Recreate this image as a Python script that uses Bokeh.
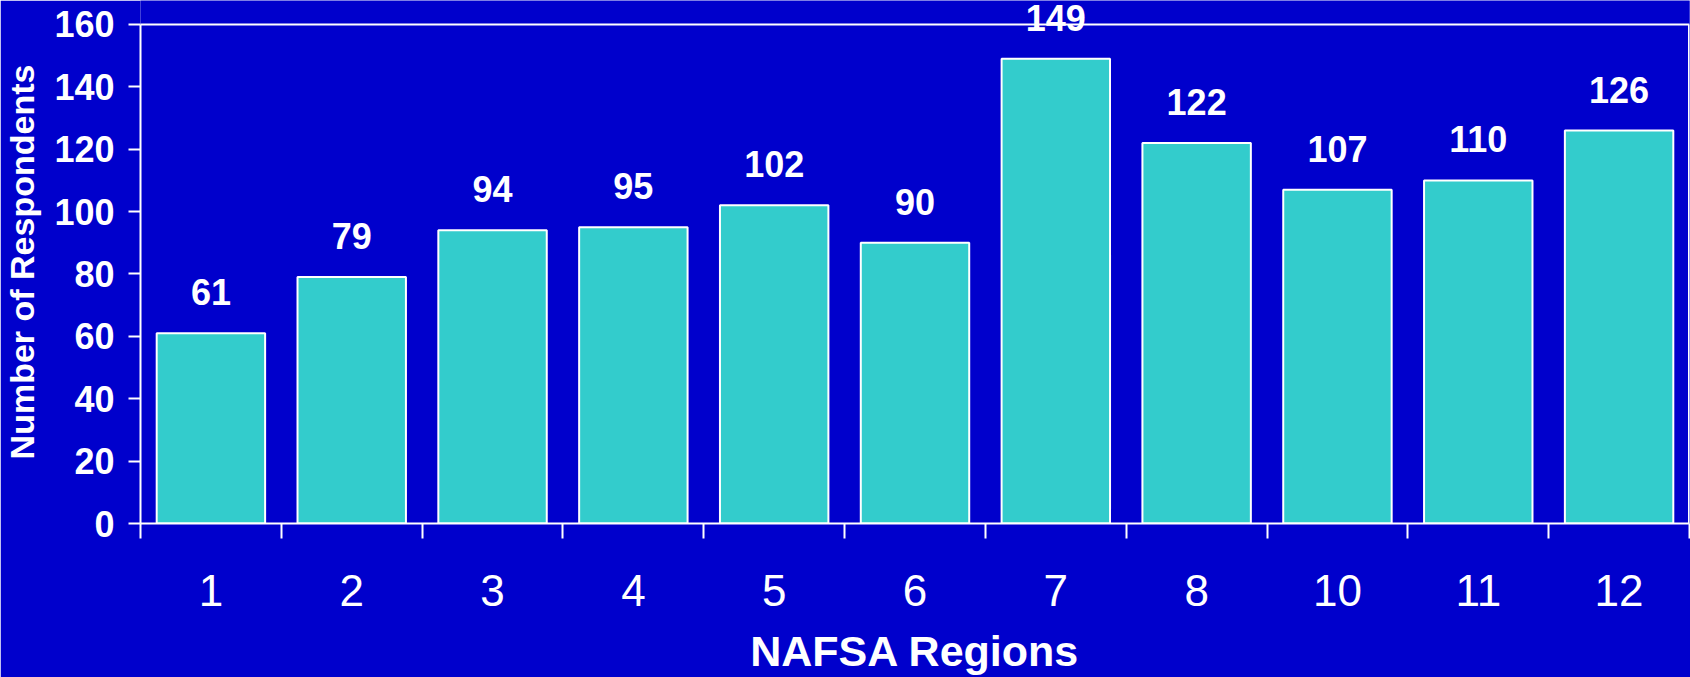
from bokeh.plotting import figure
from bokeh.models import Range1d, FixedTicker, LabelSet, ColumnDataSource, Span
from bokeh.core.properties import value
from bokeh.embed import file_html
from bokeh.resources import INLINE

# ---- data ----
regions = ["1", "2", "3", "4", "5", "6", "7", "8", "10", "11", "12"]
respondents = [61, 79, 94, 95, 102, 90, 149, 122, 107, 110, 126]
y_ticks = [0, 20, 40, 60, 80, 100, 120, 140, 160]

BG = "#0000CC"
BAR = "#33CCCC"
FONT = "Liberation Sans"

n = len(regions)
centers = [i + 0.5 for i in range(n)]
bounds = list(range(n + 1))

W, H = 1690, 677
BL, BB, BR, BT = 140, 153, 1, 0
frame_h = H - BB - BT
ymax = y_ticks[-1]
y_end = ymax * frame_h / 500.0

p = figure(width=W, height=H, output_backend="svg", toolbar_location=None,
           x_range=Range1d(0, n), y_range=Range1d(0, y_end),
           min_border_left=BL, min_border_right=BR, min_border_top=BT,
           min_border_bottom=BB)
p.background_fill_color = BG
p.border_fill_color = BG
p.outline_line_color = None
p.grid.visible = False

src = ColumnDataSource(dict(x=centers, top=respondents,
                            label=[str(v) for v in respondents]))
p.vbar(x="x", top="top", width=0.77, source=src, fill_color=BAR,
       line_color="white", line_width=2)

labels = LabelSet(x="x", y="top", text="label", source=src, y_offset=28,
                  text_align="center", text_baseline="alphabetic",
                  text_color="white", text_font=value(FONT),
                  text_font_style="bold", text_font_size="36px")
p.add_layout(labels)

# frame border lines (top at 160, right edge)
p.add_layout(Span(location=ymax, dimension="width", line_color="white", line_width=2))
p.segment(x0=[n], y0=[0], x1=[n], y1=[ymax], line_color="white", line_width=3)

# x axis
xa = p.xaxis[0]
xa.ticker = FixedTicker(ticks=centers, minor_ticks=bounds)
xa.major_label_overrides = {c: r for c, r in zip(centers, regions)}
xa.major_tick_out = 0
xa.major_tick_in = 0
xa.minor_tick_out = 15
xa.minor_tick_in = 0
xa.minor_tick_line_color = "white"
xa.minor_tick_line_width = 2
xa.axis_line_color = "white"
xa.axis_line_width = 2
xa.major_label_text_color = "white"
xa.major_label_text_font = FONT
xa.major_label_text_font_size = "44px"
xa.major_label_standoff = 36
xa.axis_label = "NAFSA Regions"
xa.axis_label_text_color = "white"
xa.axis_label_text_font = FONT
xa.axis_label_text_font_style = "bold"
xa.axis_label_text_font_size = "43px"
xa.axis_label_standoff = 18

# y axis
ya = p.yaxis[0]
ya.ticker = FixedTicker(ticks=y_ticks, minor_ticks=[])
ya.bounds = (0, ymax)
ya.major_tick_out = 12
ya.major_tick_in = 0
ya.major_tick_line_color = "white"
ya.major_tick_line_width = 2
ya.axis_line_color = "white"
ya.axis_line_width = 2
ya.major_label_text_color = "white"
ya.major_label_text_font = FONT
ya.major_label_text_font_style = "bold"
ya.major_label_text_font_size = "36px"
ya.major_label_standoff = 14
ya.axis_label = "Number of Respondents"
ya.axis_label_text_color = "white"
ya.axis_label_text_font = FONT
ya.axis_label_text_font_style = "bold"
ya.axis_label_text_font_size = "34px"
ya.axis_label_standoff = 10

open("out.html", "w").write(file_html(p, INLINE))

THE TASK - Keep the pictures out of the copy and return the rest of the data above exactly.

SOLUTION TO THIS EXERCISE -
Recreate this image as a Python script that uses Bokeh.
from bokeh.plotting import figure
from bokeh.models import Range1d, FixedTicker, LabelSet, ColumnDataSource, Span
from bokeh.core.properties import value
from bokeh.embed import file_html
from bokeh.resources import INLINE

# ---- data ----
regions = ["1", "2", "3", "4", "5", "6", "7", "8", "10", "11", "12"]
respondents = [61, 79, 94, 95, 102, 90, 149, 122, 107, 110, 126]
y_ticks = [0, 20, 40, 60, 80, 100, 120, 140, 160]

BG = "#0000CC"
BAR = "#33CCCC"
FONT = "Liberation Sans"

n = len(regions)
centers = [i + 0.5 for i in range(n)]
bounds = list(range(n + 1))

W, H = 1690, 677
BL, BB, BR, BT = 140, 153, 1, 0
frame_h = H - BB - BT
ymax = y_ticks[-1]
y_end = ymax * frame_h / 500.0

p = figure(width=W, height=H, output_backend="svg", toolbar_location=None,
           x_range=Range1d(0, n), y_range=Range1d(0, y_end),
           min_border_left=BL, min_border_right=BR, min_border_top=BT,
           min_border_bottom=BB)
p.background_fill_color = BG
p.border_fill_color = BG
p.outline_line_color = None
p.grid.visible = False

src = ColumnDataSource(dict(x=centers, top=respondents,
                            label=[str(v) for v in respondents]))
p.vbar(x="x", top="top", width=0.77, source=src, fill_color=BAR,
       line_color="white", line_width=2)

labels = LabelSet(x="x", y="top", text="label", source=src, y_offset=28,
                  text_align="center", text_baseline="alphabetic",
                  text_color="white", text_font=value(FONT),
                  text_font_style="bold", text_font_size="36px")
p.add_layout(labels)

# frame border lines (top at 160, right edge)
p.add_layout(Span(location=ymax, dimension="width", line_color="white", line_width=2))
p.segment(x0=[n], y0=[0], x1=[n], y1=[ymax], line_color="white", line_width=3)

# x axis
xa = p.xaxis[0]
xa.ticker = FixedTicker(ticks=centers, minor_ticks=bounds)
xa.major_label_overrides = {c: r for c, r in zip(centers, regions)}
xa.major_tick_out = 0
xa.major_tick_in = 0
xa.minor_tick_out = 15
xa.minor_tick_in = 0
xa.minor_tick_line_color = "white"
xa.minor_tick_line_width = 2
xa.axis_line_color = "white"
xa.axis_line_width = 2
xa.major_label_text_color = "white"
xa.major_label_text_font = FONT
xa.major_label_text_font_size = "44px"
xa.major_label_standoff = 36
xa.axis_label = "NAFSA Regions"
xa.axis_label_text_color = "white"
xa.axis_label_text_font = FONT
xa.axis_label_text_font_style = "bold"
xa.axis_label_text_font_size = "43px"
xa.axis_label_standoff = 18

# y axis
ya = p.yaxis[0]
ya.ticker = FixedTicker(ticks=y_ticks, minor_ticks=[])
ya.bounds = (0, ymax)
ya.major_tick_out = 12
ya.major_tick_in = 0
ya.major_tick_line_color = "white"
ya.major_tick_line_width = 2
ya.axis_line_color = "white"
ya.axis_line_width = 2
ya.major_label_text_color = "white"
ya.major_label_text_font = FONT
ya.major_label_text_font_style = "bold"
ya.major_label_text_font_size = "36px"
ya.major_label_standoff = 14
ya.axis_label = "Number of Respondents"
ya.axis_label_text_color = "white"
ya.axis_label_text_font = FONT
ya.axis_label_text_font_style = "bold"
ya.axis_label_text_font_size = "34px"
ya.axis_label_standoff = 10

open("out.html", "w").write(file_html(p, INLINE))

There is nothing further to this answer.